Messier Object 51 - Whirlpool Galaxy
Whirlpool Galaxy (Messier Object 51)
Taken on 6/4/2010
Scope: Stellarvue SV105T
Mount: Takahashi EM-200 Temma 2
Guide: 80mm Orion ST80 (w/ PHD)
Camera: QHY8 Pro (offset 1; gain 125)
Filters: IDAS LPS P2
Field Flattener: Stellarvue SFF7-21
Sub Time: 40m x 1
Exposure Time: 40 minutes
Captured with: Nebulosity
Pre Processed with: Nebulosity
Post Processed with: PixInsight 1.6
Location: Georgetown, TX
This image depicts the larger spiral galaxy (M51) and its smaller companion galaxy (NGC 5195). These galaxies are of particular interest because they are interacting with one another due to an actual collision approximately 600 million years ago. You can see the elongated "tail" of the spiral galaxy as its smaller companion distorts the outermost parts of the structure.

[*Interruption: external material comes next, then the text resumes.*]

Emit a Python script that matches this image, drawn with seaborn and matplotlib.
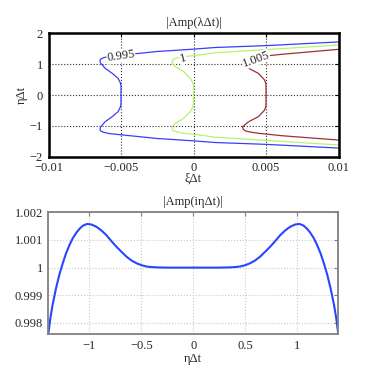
import matplotlib
matplotlib.use("Agg")
import matplotlib.pyplot as plt
import seaborn as sns

# --- contour lines of |Amp(lambda dt)| (xi dt, eta dt) ---
blue_xi = [0.010, 0.005, 0.0015, -0.0002, -0.0025, -0.0048, -0.0058, -0.0062, -0.00642, -0.00645,
           -0.0064, -0.0061, -0.0056, -0.0052, -0.00505, -0.0050, -0.0050, -0.0050, -0.00505,
           -0.0052, -0.0056, -0.0061, -0.0064, -0.00645, -0.00642, -0.0062, -0.0058, -0.0048,
           -0.0025, -0.0002, 0.0015, 0.005, 0.010]
blue_eta = [1.72, 1.60, 1.54, 1.48, 1.41, 1.30, 1.25, 1.21, 1.16, 1.09,
            1.03, 0.87, 0.70, 0.54, 0.40, 0.30, 0.0, -0.30, -0.40,
            -0.54, -0.70, -0.87, -1.03, -1.09, -1.16, -1.21, -1.25, -1.30,
            -1.41, -1.48, -1.54, -1.60, -1.72]

green_xi = [0.010, 0.005, 0.0015, 0.00046, -0.00069, -0.0012, -0.00142, -0.00149, -0.00126,
            -0.00069, -0.00023, -0.00005, 0.0, 0.0, 0.0, -0.00005, -0.00023, -0.00069,
            -0.00126, -0.00149, -0.00142, -0.0012, -0.00069, 0.00046, 0.0015, 0.005, 0.010]
green_eta = [1.62, 1.47, 1.37, 1.30, 1.24, 1.19, 1.15, 1.03, 0.92,
             0.76, 0.54, 0.40, 0.27, 0.0, -0.27, -0.40, -0.54, -0.76,
             -0.92, -1.03, -1.15, -1.19, -1.24, -1.30, -1.37, -1.47, -1.62]

red_xi = [0.010, 0.0061, 0.00448, 0.0039, 0.00356, 0.00342, 0.00338, 0.00379, 0.00448, 0.0049,
          0.00498, 0.0050, 0.0050, 0.0050, 0.00498, 0.0049, 0.00448, 0.00379, 0.00338, 0.00342,
          0.00356, 0.0039, 0.00448, 0.0061, 0.010]
red_eta = [1.48, 1.32, 1.24, 1.20, 1.16, 1.10, 1.03, 0.87, 0.70, 0.49,
           0.38, 0.27, 0.0, -0.27, -0.38, -0.49, -0.70, -0.87, -1.03, -1.10,
           -1.16, -1.20, -1.24, -1.32, -1.46]

contour_levels = ["0.995", "1", "1.005"]
contour_colors = ["#3c3cff", "#b4f56e", "#a03030"]
label_pos = [(-0.0050, 1.25, 8), (-0.00071, 1.19, 15), (0.0043, 1.16, 20)]

# --- |Amp(i eta dt)| on the imaginary axis ---
eta_vals = [-1.394, -1.375, -1.353, -1.32, -1.288, -1.255, -1.223, -1.19, -1.159, -1.125,
            -1.095, -1.06, -1.02, -0.98, -0.933, -0.885, -0.837, -0.79, -0.740, -0.69,
            -0.643, -0.595, -0.547, -0.50, -0.450, -0.40, -0.354, -0.25, -0.10, 0.0,
            0.10, 0.25, 0.354, 0.40, 0.450, 0.50, 0.547, 0.595, 0.643, 0.69,
            0.740, 0.79, 0.837, 0.885, 0.933, 0.98, 1.02, 1.06, 1.095, 1.125,
            1.159, 1.19, 1.223, 1.255, 1.288, 1.32, 1.353, 1.375, 1.394]
amp_vals = [0.99759, 0.99815, 0.99865, 0.99925, 0.99974, 1.00016, 1.00052, 1.00082, 1.00106, 1.00126,
            1.00140, 1.00152, 1.00158, 1.00156, 1.00148, 1.00135, 1.00118, 1.00097, 1.00076, 1.00057,
            1.00040, 1.00026, 1.00016, 1.00009, 1.00004, 1.00002, 1.00001, 1.0, 1.0, 1.0,
            1.0, 1.0, 1.00001, 1.00002, 1.00004, 1.00009, 1.00016, 1.00026, 1.00040, 1.00057,
            1.00076, 1.00097, 1.00118, 1.00135, 1.00148, 1.00156, 1.00158, 1.00152, 1.00140, 1.00126,
            1.00106, 1.00082, 1.00052, 1.00016, 0.99974, 0.99925, 0.99865, 0.99815, 0.99759]

top_xticks = [-0.01, -0.005, 0, 0.005, 0.01]
top_xticklabels = ["\u22120.01", "\u22120.005", "0", "0.005", "0.01"]
top_yticks = [-2, -1, 0, 1, 2]
top_yticklabels = ["\u22122", "\u22121", "0", "1", "2"]
bot_xticks = [-1, -0.5, 0, 0.5, 1]
bot_xticklabels = ["\u22121", "\u22120.5", "0", "0.5", "1"]
bot_yticks = [0.998, 0.999, 1.0, 1.001, 1.002]
bot_yticklabels = ["0.998", "0.999", "1", "1.001", "1.002"]

sns.set_style("white")
plt.rcParams["font.family"] = ["Liberation Serif", "DejaVu Serif"]
plt.rcParams["font.size"] = 9

fig = plt.figure(figsize=(3.74, 3.79), dpi=100)

# ---------- top: contours ----------
ax1 = fig.add_axes([48.5 / 374, 1 - 156.7 / 379, 290 / 374, 123.4 / 379])
paths = [(blue_xi, blue_eta), (green_xi, green_eta), (red_xi, red_eta)]
for (xs, ys), col in zip(paths, contour_colors):
    sns.lineplot(x=xs, y=ys, sort=False, estimator=None, color=col, lw=0.9, ax=ax1)
for lab, (lx, ly, rot) in zip(contour_levels, label_pos):
    ax1.text(lx, ly, lab, ha="center", va="center", rotation=rot, fontsize=9,
             bbox=dict(fc="white", ec="none", pad=0.3), zorder=5)

ax1.set_xlim(-0.01, 0.01)
ax1.set_ylim(-2, 2)
ax1.set_xticks(top_xticks)
ax1.set_xticklabels(top_xticklabels)
ax1.set_yticks(top_yticks)
ax1.set_yticklabels(top_yticklabels)
ax1.grid(True, linestyle=":", color="#303030", lw=0.8)
ax1.tick_params(direction="in", top=True, right=True, length=3, width=0.8,
                color="black", labelsize=9, pad=3)
ax1.tick_params(axis="x", pad=4)
ax1.tick_params(axis="y", pad=4)
for sp in ax1.spines.values():
    sp.set_color("black")
    sp.set_linewidth(1.8)
ax1.set_title("|Amp(\u03bb\u0394t)|", fontsize=9, pad=5)
ax1.set_xlabel("\u03be\u0394t", fontsize=9, labelpad=-1)
ax1.set_ylabel("\u03b7\u0394t", fontsize=9, labelpad=1)

# ---------- bottom: imaginary axis ----------
ax2 = fig.add_axes([48.3 / 374, 1 - 334.3 / 379, 290 / 374, 122 / 379])
sns.lineplot(x=eta_vals, y=amp_vals, sort=False, estimator=None, color="#2846ff", lw=1.5, ax=ax2)
ax2.set_xlim(-1.394, 1.394)
ax2.set_ylim(0.99759, 1.002)
ax2.set_xticks(bot_xticks)
ax2.set_xticklabels(bot_xticklabels)
ax2.set_yticks(bot_yticks)
ax2.set_yticklabels(bot_yticklabels)
ax2.grid(True, linestyle=":", color="#c8c8c8", lw=0.8)
ax2.tick_params(direction="in", top=True, right=True, length=3, width=0.8,
                color="#808080", labelsize=9, pad=4)
for sp in ax2.spines.values():
    sp.set_color("#808080")
    sp.set_linewidth(1.3)
ax2.set_title("|Amp(i\u03b7\u0394t)|", fontsize=9, pad=5)
ax2.set_xlabel("\u03b7\u0394t", fontsize=9, labelpad=1)

fig.savefig("out.png", dpi=100, facecolor="white")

Of interest here is that this is a likely fate for our own Milky Way and the Andromeda Galaxy. These two galaxies are expected to collide in about 3 billion years. Our Sun will still be alive by then, but much nearer to the end of its life (and the inevitable red-giant phase).
These galaxies are located in the constellation Canes Venatici some 27 million light years distant. Despite its official location, this galaxy pair is very close the the "crook" of the Big Dipper (Mizar) in the north.